During the Second World War, the US Army asked the mathematician Abraham Wald where it should place armour on its planes for maximum effect. The army told Wald that returning planes had many more holes in the fuselage than in the engines. Put the armour where there are the most holes, right? Wrong! Wald recognised that he only had partial data. He did not know where the holes were in the planes that did not return. Wald’s insight was to put the armour where the bullet holes weren’t. What Wald recognised is now called Survivorship Bias, which is the tendency for the failed elements of a set to be excluded from studies.
You might legitimately, at this point, be asking what this has to do with dairy farms in the UK and the government consultation on dairy supply contracts, the result of which was published on 3 February 2021. That consultation represented all those businesses in the sector that have survived due to (or in spite of) their milk supply contract; but where is the voice of those who have failed because of the terms of their milk supply contract?
A dairy supply contract can be worth upwards of £500,000 per year for a medium-sized herd, representing the farm’s main source of income. One would expect, therefore, that dairy farmers would understand the meaning and effect of the contract on business performance by monitoring both gains and risks arising from the contract. Sadly, this is not always the case and I for one have never been asked by a dairy farmer to advise on the meaning and effect of a dairy supply contract.

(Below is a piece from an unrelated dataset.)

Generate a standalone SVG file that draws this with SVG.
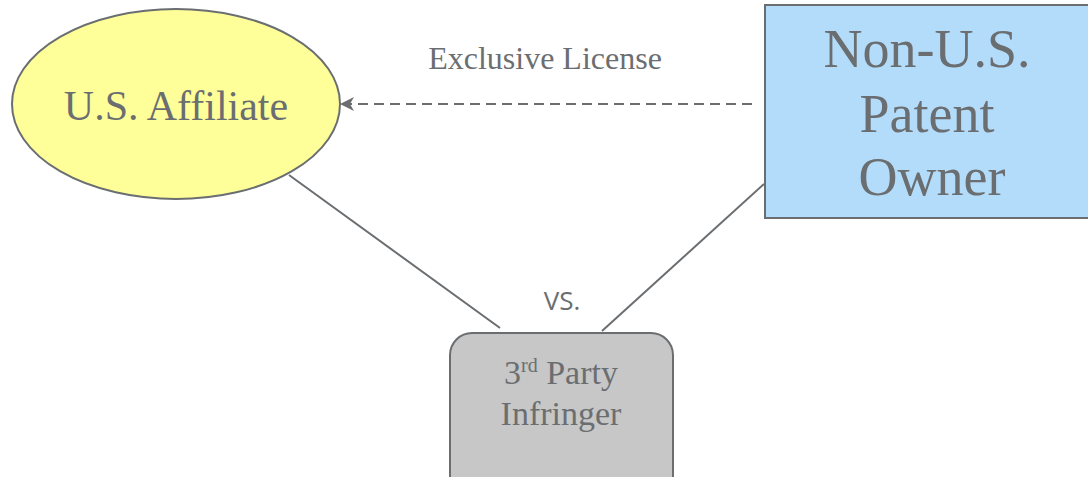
<svg xmlns="http://www.w3.org/2000/svg" width="1088" height="477" viewBox="0 0 1088 477">
<defs>
<style>
.t{font-family:"Liberation Serif","Times New Roman",serif;fill:#6b6e71;text-anchor:middle}
.s{font-family:"Open Sans","Liberation Sans",sans-serif;fill:#6b6e71;text-anchor:middle}
.n{stroke:#6b6e71;stroke-width:2}
.c{stroke:#6b6e71;stroke-width:2;fill:none}
</style>
<marker id="ah" markerWidth="16" markerHeight="16" refX="14" refY="7" orient="auto" markerUnits="userSpaceOnUse" viewBox="0 0 16 14">
<path d="M14,7 L0,0 L4,7 L0,14 Z" fill="#6b6e71"/>
</marker>
</defs>
<rect width="1088" height="477" fill="#ffffff"/>
<g id="connectors">
<line class="c" x1="752" y1="104" x2="340" y2="104" stroke-width="2.5" stroke-dasharray="10,6" marker-end="url(#ah)"/>
<line class="c" x1="289" y1="175" x2="500" y2="328"/>
<line class="c" x1="764" y1="184" x2="602" y2="331"/>
<text class="t" x="545" y="69" font-size="32">Exclusive License</text>
<text class="s" x="562" y="310" font-size="26">VS.</text>
</g>
<g id="us-affiliate">
<ellipse class="n" cx="176" cy="104" rx="164" ry="95" fill="#ffff99"/>
<text class="t" x="176" y="120" font-size="42">U.S. Affiliate</text>
</g>
<g id="patent-owner">
<rect class="n" x="765" y="5" width="330" height="213" fill="#b3dcfb"/>
<text class="t" x="927" y="67" font-size="54">Non-U.S.</text>
<text class="t" x="927" y="132" font-size="54">Patent</text>
<text class="t" x="932" y="195" font-size="54">Owner</text>
</g>
<g id="infringer">
<rect class="n" x="450" y="333" width="223" height="170" rx="22" ry="22" fill="#c6c7c6"/>
<text class="t" x="561" y="384" font-size="34">3<tspan font-size="20" dy="-12">rd</tspan><tspan dy="12"> Party</tspan></text>
<text class="t" x="561" y="425" font-size="34">Infringer</text>
</g>
</svg>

Chief amongst the conclusions of the consultation was the need for legislative standardised terms and for milk contracts to be written down. All this would achieve is to replace references to a processor’s standard terms with references to the statutory terms together with permissible variations on those statutory terms. Those terms will no doubt be available somewhere but possibly not immediately obviously. Notwithstanding standardised terms, a farmer has to be able to understand those terms, what they mean for the farm’s business and how to operate the business to maximise returns from that contract. At the same time, an understanding of the rights and dispute resolution mechanisms encapsulated within the contract is also crucial.
If farmers do not take the time to review and understand such a business-critical contract, they are in danger of the dairy processor remaining in the contractual driving seat; the very thing the consultation was aimed at. Contracts should not be one-sided; they are designed to be reviewed and negotiated in order to be acceptable to both parties. This needn’t mean endless toing and froing but a pragmatic attempt to ensure that both farmer and dairy company benefit from a productive relationship based on sound contractual principles. Ultimately it is for the contractual parties to enforce the terms of the contract, not anybody else.
The Government’s answer to standardised terms is somewhat akin to putting the armour on the fuselage of returning planes during the war. It probably makes the crew feel a bit safer but will have little effect overall. Once regulations are in place the contract will incorporate the regulatory prescribed terms, but the farmer still has to take the step to truly understand what his dairy supply contract means for them, their farm business and their cows.